The reality that I’ve seen is that it rarely works out like you are suggesting.

Real examples that I’ve seen twice in detail is that senior management (and later retired management) ends up with a lot of shares. Upper management prefers disbursements/dividends, while lower-paid folks prefer pay increases. Sometimes neither of these are optimal — better to re-invest.

The senior management and retirees do everything that they can to minimize share dilution, and they are very aware of where their share of voting shares stands versus the labor shares, and the management is much more savvy about this knowledge and process.

Bitterness on both sides ensues, and the company turns to shit via in-fighting.

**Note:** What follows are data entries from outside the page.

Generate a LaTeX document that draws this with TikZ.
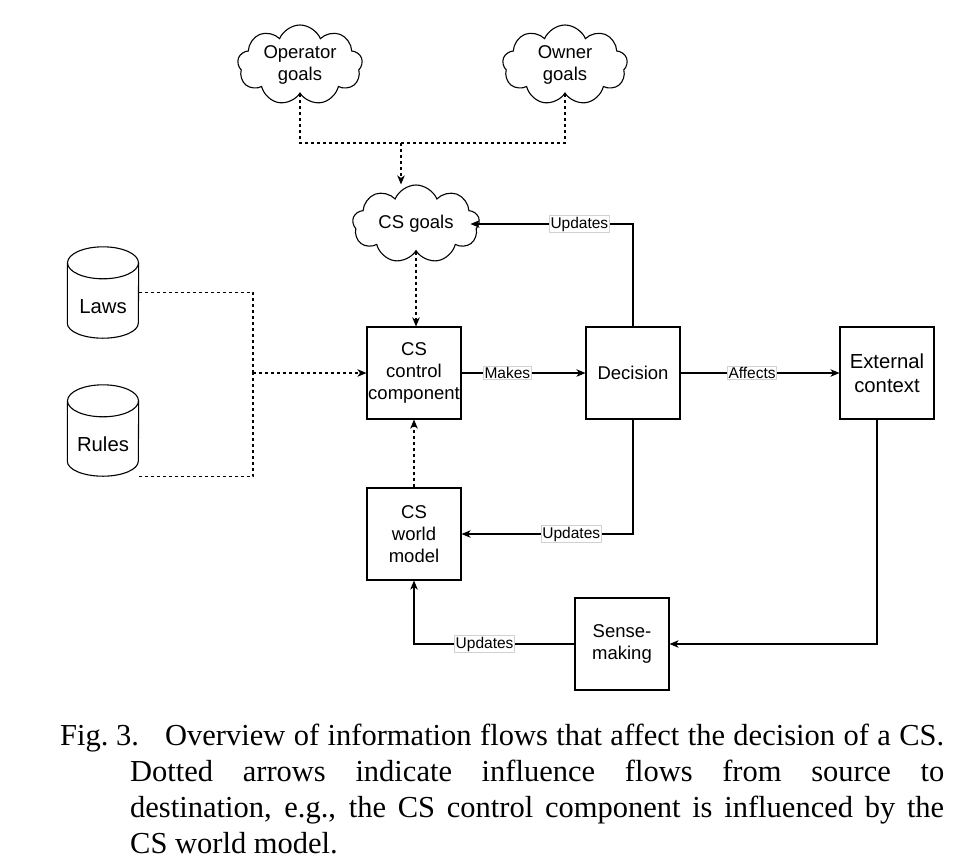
\documentclass[tikz,border=0pt]{standalone}
\usepackage{fontspec}
\setmainfont{Liberation Serif}
\newfontfamily\nodefont{Liberation Sans}
\usetikzlibrary{shapes.symbols,arrows.meta}
\begin{document}
\begin{tikzpicture}[x=1pt,y=-1pt,
  every node/.style={font=\nodefont\fontsize{18.5}{22}\selectfont},
  bigtext/.style={font=\nodefont\fontsize{20.3}{24}\selectfont},
  box/.style={draw, line width=1.1pt, minimum width=94pt, minimum height=92pt, inner sep=0pt, align=center},
  cloudnode/.style={cloud, draw, line width=1.1pt, cloud puffs=9, cloud puff arc=135, cloud ignores aspect, minimum width=125pt, minimum height=80pt, inner sep=0pt, align=center},
  cyl/.style={minimum width=71pt, minimum height=91pt, inner sep=0pt},
  shapeline/.style={line width=1.1pt},
  flow/.style={line width=1.1pt, -{Stealth[length=9pt,width=7.5pt,inset=2.5pt]}},
  infl/.style={flow, dash pattern=on 3pt off 3pt},
  infline/.style={line width=1.1pt, dash pattern=on 3pt off 3pt},
  lbl/.style={font=\nodefont\fontsize{15.5}{17}\selectfont, fill=white, draw=black!18, line width=0.6pt, inner sep=1pt}
]
\useasboundingbox (0,0) rectangle (976,860);

% nodes
\node[cloudnode] (op) at (300,65) {Operator\\goals};
\node[cloudnode] (ow) at (565,65) {Owner\\goals};
\node[cloudnode, minimum width=127pt, minimum height=78pt] (csg) at (416,224) {CS goals};
\node[box] (ctrl) at (414,373) {CS\\control\\component};
\node[box] (dec) at (633,373) {Decision};
\node[box, bigtext] (ext) at (887,373) {External\\context};
\node[box] (wm) at (414,534) {CS\\world\\model};
\node[box] (sm) at (622,644) {Sense-\\making};
\node[cyl, label={[bigtext, yshift=-14pt]center:Laws}] (laws) at (103,292.5) {};
\node[cyl, label={[bigtext, yshift=-14pt]center:Rules}] (rules) at (103,430.5) {};

% cylinders
\foreach \c in {laws,rules} {
  \draw[shapeline] ([yshift=-16pt]\c.north) ellipse [x radius=35.5pt, y radius=16pt];
  \draw[shapeline] ([yshift=-16pt]\c.north west) -- ([yshift=15pt]\c.south west)
     arc [start angle=180, end angle=360, x radius=35.5pt, y radius=15pt]
     -- ([yshift=-16pt]\c.north east);
}

% influence flows (dashed)
\coordinate (j1) at (401,143);
\draw[infline] (op.south) |- (j1);
\draw[infline] (ow.south) |- (j1);
\draw[infl] (j1) -- (j1 |- csg.north);
\draw[infl] (csg.south) -- (csg.south |- ctrl.north);
\coordinate (j2) at (253,373);
\draw[infline] (laws.east) -| (j2);
\draw[infline] (rules.south east) -| (j2);
\draw[infl] (j2) -- (ctrl.west);
\draw[infl] (wm.north) -- (ctrl.south);

% solid flows
\draw[flow] (ctrl) -- node[lbl, pos=0.37] {Makes} (dec);
\draw[flow] (dec) -- node[lbl, pos=0.45] {Affects} (ext);
\draw[flow] (dec.north) |- node[lbl, pos=0.665] {Updates} ([xshift=-9pt]csg.east);
\draw[flow] (dec.south) |- node[lbl, pos=0.68] {Updates} (wm.east);
\draw[flow] ([xshift=-10pt]ext.south) |- (sm.east);
\draw[flow] (sm.west) -| node[lbl, pos=0.28] {Updates} (wm.south);

% caption
\node[anchor=base west, inner sep=0pt, font=\rmfamily\fontsize{30.5}{36}\selectfont] (cap) at (60,745)
  {\parbox[t]{884pt}{\hangindent=70pt\hangafter=1 \makebox[105pt][l]{Fig.~3.}Overview of information flows that affect the decision of a CS.\linebreak Dotted arrows indicate influence flows from source to\linebreak destination, e.g., the CS control component is influenced by the\linebreak CS world model.}};
\end{tikzpicture}
\end{document}
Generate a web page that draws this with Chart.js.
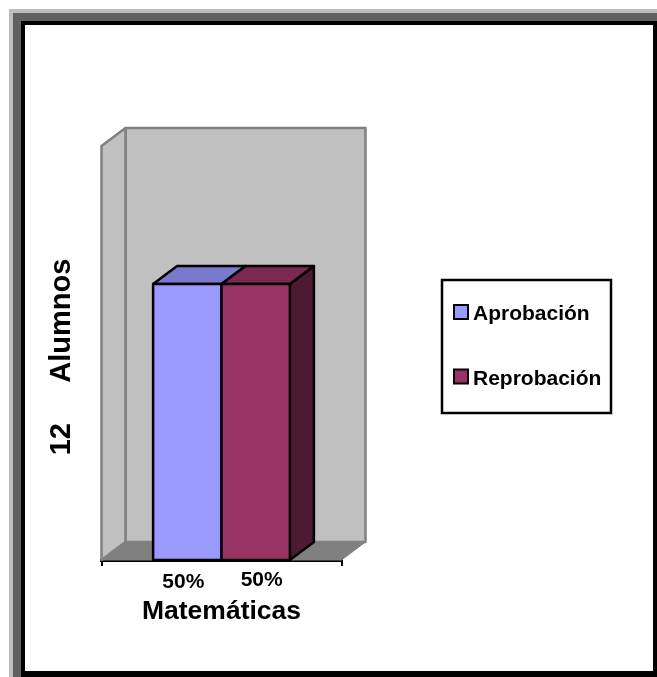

As for getting new folks to invest their own money into shares, there has to be a very clear path for ROI for these folks, as often there is no dynamic market for shares.

Other examples I’ve heard stories about (but haven’t seen numbers) have similar tensions.

Maybe I’m biased, because I mostly hear about failed employee buyouts. That said, the number of success stories I’ve heard of are few — bobs red mill (still newish) and Publix… I’m sure there are a few more.

1 comments

Force people to sell when retiring and cap share ownership. I’m not suggesting a blanket single approach to each and every out lying problem you may encounter but I am saying the general idea of employee ownership could work out better than risking everything on a potential VC success story.

When creating an employee owned company these are great things to consider when drafting the agreement but I didn’t read anything from your anecdotes that suggests it wouldn’t be a successful model.

My comment was never about the employee base package requiring investment from the hired employee. I was commenting on offering the base and an additional package for bringing on an investor employee.